## EXERCISE DESCRIPTION
Print, word for word, every line from the beginning of the listing up to and including the line with "markersize=7.5, label='Designer')". Pictures are to be excluded.

## PROVIDED MATERIAL
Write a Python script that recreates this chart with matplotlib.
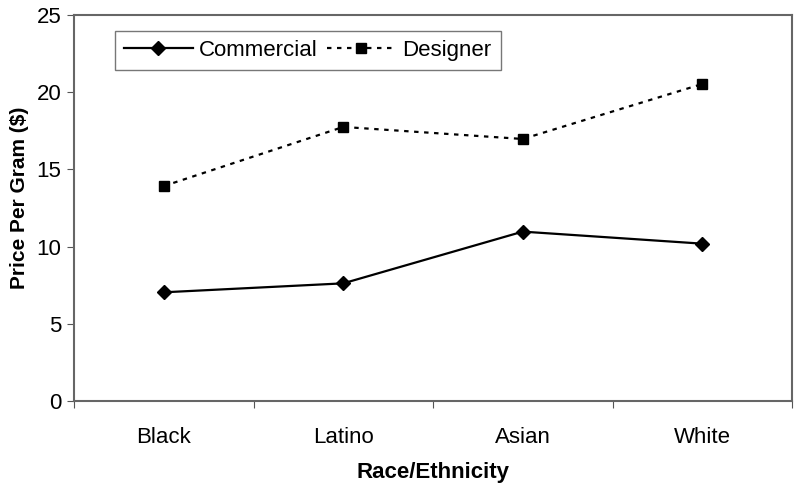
import matplotlib
matplotlib.use("Agg")
import matplotlib.pyplot as plt

categories = ["Black", "Latino", "Asian", "White"]
commercial = [7.04, 7.62, 10.97, 10.19]
designer = [13.92, 17.75, 16.97, 20.53]
yticks = [0, 5, 10, 15, 20, 25]

plt.rcParams['font.family'] = ['Liberation Sans', 'DejaVu Sans']

fig = plt.figure(figsize=(8, 4.93), dpi=100)
ax = fig.add_axes([0.0925, 0.1866, 0.8975, 0.783])

x = list(range(len(categories)))
ax.plot(x, commercial, color='black', lw=1.6, marker='D', markersize=7.5,
        label='Commercial')
ax.plot(x, designer, color='black', lw=1.6, linestyle=(0, (2, 2.5)), marker='s',
        markersize=7.5, label='Designer')

ax.set_xlim(-0.5, len(categories) - 0.5)
ax.set_ylim(0, 25)
ax.set_yticks(yticks)
ax.set_yticklabels([str(v) for v in yticks], fontsize=16)
ax.set_xticks([i - 0.5 for i in range(len(categories) + 1)])
ax.set_xticklabels([])
ax.set_xticks(x, minor=True)
ax.set_xticklabels(categories, minor=True, fontsize=16)
ax.tick_params(axis='x', which='minor', length=0, pad=19)
ax.tick_params(axis='x', which='major', length=5, color='#555555', direction='out')
ax.tick_params(axis='y', length=5, color='#555555', direction='out', pad=4)

for s in ax.spines.values():
    s.set_color('#666666')
    s.set_linewidth(1.5)

ax.set_xlabel('Race/Ethnicity', fontsize=16, fontweight='bold', labelpad=10)
ax.set_ylabel('Price Per Gram ($)', fontsize=15, fontweight='bold')
ax.yaxis.set_label_coords(-0.062, 0.526)

leg = ax.legend(loc='upper left', bbox_to_anchor=(0.057, 0.958), ncol=2,
                fontsize=16, frameon=True, fancybox=False, handlelength=3.1,
                columnspacing=0.4, handletextpad=0.3, borderpad=0.4,
                borderaxespad=0)
leg.get_frame().set_edgecolor('#555555')
leg.get_frame().set_linewidth(1.0)

fig.savefig('out.png', dpi=100)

## EXERCISE RESULT
Write a Python script that recreates this chart with matplotlib.
import matplotlib
matplotlib.use("Agg")
import matplotlib.pyplot as plt

categories = ["Black", "Latino", "Asian", "White"]
commercial = [7.04, 7.62, 10.97, 10.19]
designer = [13.92, 17.75, 16.97, 20.53]
yticks = [0, 5, 10, 15, 20, 25]

plt.rcParams['font.family'] = ['Liberation Sans', 'DejaVu Sans']

fig = plt.figure(figsize=(8, 4.93), dpi=100)
ax = fig.add_axes([0.0925, 0.1866, 0.8975, 0.783])

x = list(range(len(categories)))
ax.plot(x, commercial, color='black', lw=1.6, marker='D', markersize=7.5,
        label='Commercial')
ax.plot(x, designer, color='black', lw=1.6, linestyle=(0, (2, 2.5)), marker='s',
        markersize=7.5, label='Designer')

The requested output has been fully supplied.